Data extract:
____________________
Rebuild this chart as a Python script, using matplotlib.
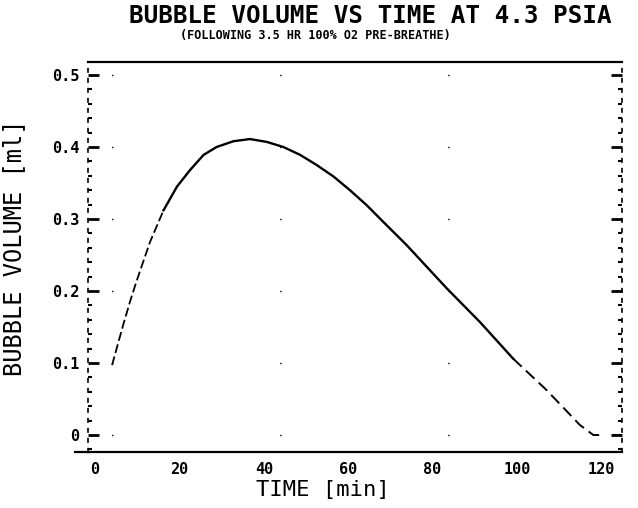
____________________
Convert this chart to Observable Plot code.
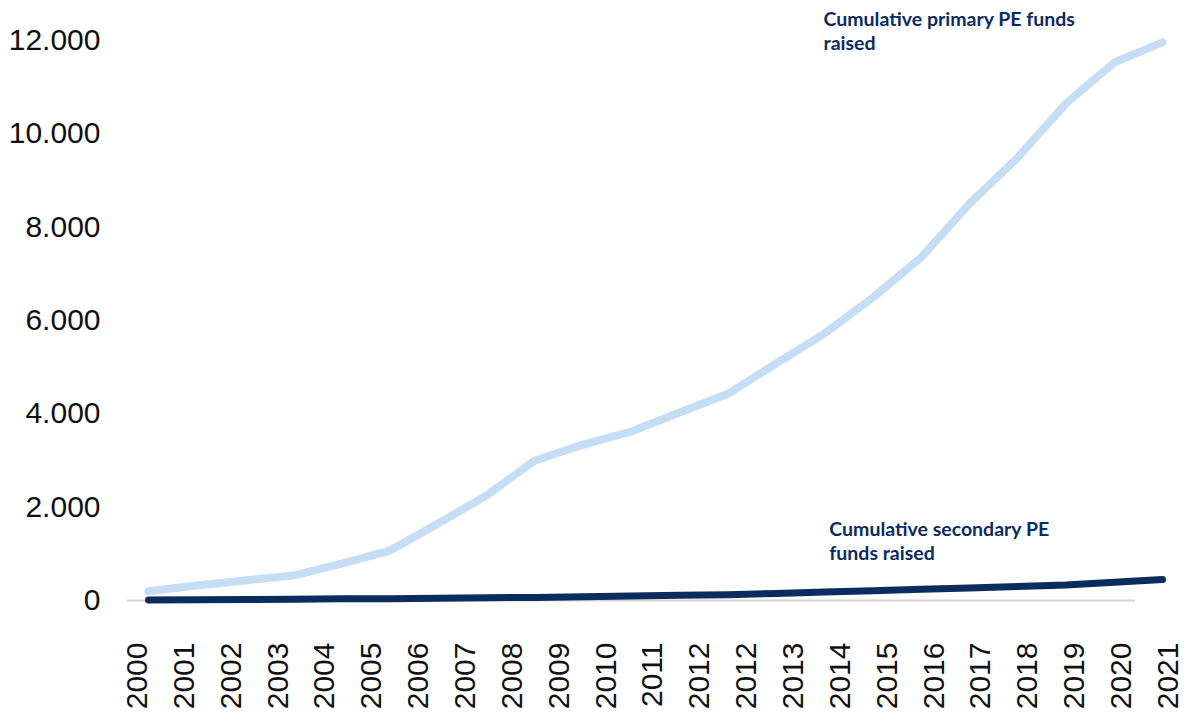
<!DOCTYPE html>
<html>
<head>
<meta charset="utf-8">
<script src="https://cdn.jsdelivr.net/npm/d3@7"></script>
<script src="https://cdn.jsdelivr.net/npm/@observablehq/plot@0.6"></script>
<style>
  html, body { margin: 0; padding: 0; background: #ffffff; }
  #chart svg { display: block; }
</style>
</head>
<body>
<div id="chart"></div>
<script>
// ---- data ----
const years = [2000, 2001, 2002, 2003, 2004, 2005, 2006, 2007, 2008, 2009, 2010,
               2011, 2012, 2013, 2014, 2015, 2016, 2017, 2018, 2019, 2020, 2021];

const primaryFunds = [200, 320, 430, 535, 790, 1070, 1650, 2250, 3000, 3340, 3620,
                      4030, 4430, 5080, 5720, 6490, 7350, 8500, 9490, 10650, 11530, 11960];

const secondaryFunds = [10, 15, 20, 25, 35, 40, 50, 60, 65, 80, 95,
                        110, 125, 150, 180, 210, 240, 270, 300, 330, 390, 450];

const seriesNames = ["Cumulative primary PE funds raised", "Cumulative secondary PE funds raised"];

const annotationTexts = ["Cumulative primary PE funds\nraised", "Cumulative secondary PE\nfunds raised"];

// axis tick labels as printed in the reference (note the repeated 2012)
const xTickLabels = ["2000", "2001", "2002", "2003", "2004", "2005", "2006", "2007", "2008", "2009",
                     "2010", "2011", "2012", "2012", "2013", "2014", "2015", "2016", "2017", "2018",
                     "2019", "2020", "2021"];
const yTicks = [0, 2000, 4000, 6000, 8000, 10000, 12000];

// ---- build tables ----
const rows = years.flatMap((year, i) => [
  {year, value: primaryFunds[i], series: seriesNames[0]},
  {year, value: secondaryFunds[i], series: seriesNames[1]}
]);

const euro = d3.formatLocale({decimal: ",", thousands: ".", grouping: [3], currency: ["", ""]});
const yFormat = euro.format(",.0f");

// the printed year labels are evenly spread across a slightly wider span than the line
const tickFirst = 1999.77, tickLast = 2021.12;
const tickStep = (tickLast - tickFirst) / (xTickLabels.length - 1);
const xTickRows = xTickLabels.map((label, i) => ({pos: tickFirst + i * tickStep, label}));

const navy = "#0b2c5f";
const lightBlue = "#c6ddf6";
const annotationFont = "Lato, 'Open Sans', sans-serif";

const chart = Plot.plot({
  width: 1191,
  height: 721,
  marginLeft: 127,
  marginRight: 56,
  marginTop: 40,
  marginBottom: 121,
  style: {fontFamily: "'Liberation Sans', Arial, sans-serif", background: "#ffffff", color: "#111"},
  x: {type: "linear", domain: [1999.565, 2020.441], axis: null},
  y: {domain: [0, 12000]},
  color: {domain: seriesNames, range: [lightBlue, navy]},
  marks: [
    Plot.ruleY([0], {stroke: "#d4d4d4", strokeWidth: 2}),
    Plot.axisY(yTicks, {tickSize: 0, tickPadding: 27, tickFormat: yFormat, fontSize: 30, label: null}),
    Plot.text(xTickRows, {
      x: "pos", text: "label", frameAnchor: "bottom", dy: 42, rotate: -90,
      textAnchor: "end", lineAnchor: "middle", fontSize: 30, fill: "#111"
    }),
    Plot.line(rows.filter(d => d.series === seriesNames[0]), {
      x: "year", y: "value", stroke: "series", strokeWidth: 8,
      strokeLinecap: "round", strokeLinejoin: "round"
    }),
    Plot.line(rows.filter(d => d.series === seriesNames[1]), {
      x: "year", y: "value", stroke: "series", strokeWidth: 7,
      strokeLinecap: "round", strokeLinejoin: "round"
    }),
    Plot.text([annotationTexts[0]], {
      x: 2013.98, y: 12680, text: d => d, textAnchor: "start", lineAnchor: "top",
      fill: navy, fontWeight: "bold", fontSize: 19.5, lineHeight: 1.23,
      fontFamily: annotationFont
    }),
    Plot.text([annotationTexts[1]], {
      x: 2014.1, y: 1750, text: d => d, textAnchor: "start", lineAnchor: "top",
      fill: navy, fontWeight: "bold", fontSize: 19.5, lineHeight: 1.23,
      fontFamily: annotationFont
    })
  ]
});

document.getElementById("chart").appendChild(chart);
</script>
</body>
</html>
____________________
Exactly reproduce the stretch that starts at the line containing "Convert this chart to Observable Plot code." and ends at the line containing "2019, 2020, 2021];", both ends included; leave any pictures out.

Convert this chart to Observable Plot code.
<!DOCTYPE html>
<html>
<head>
<meta charset="utf-8">
<script src="https://cdn.jsdelivr.net/npm/d3@7"></script>
<script src="https://cdn.jsdelivr.net/npm/@observablehq/plot@0.6"></script>
<style>
  html, body { margin: 0; padding: 0; background: #ffffff; }
  #chart svg { display: block; }
</style>
</head>
<body>
<div id="chart"></div>
<script>
// ---- data ----
const years = [2000, 2001, 2002, 2003, 2004, 2005, 2006, 2007, 2008, 2009, 2010,
               2011, 2012, 2013, 2014, 2015, 2016, 2017, 2018, 2019, 2020, 2021];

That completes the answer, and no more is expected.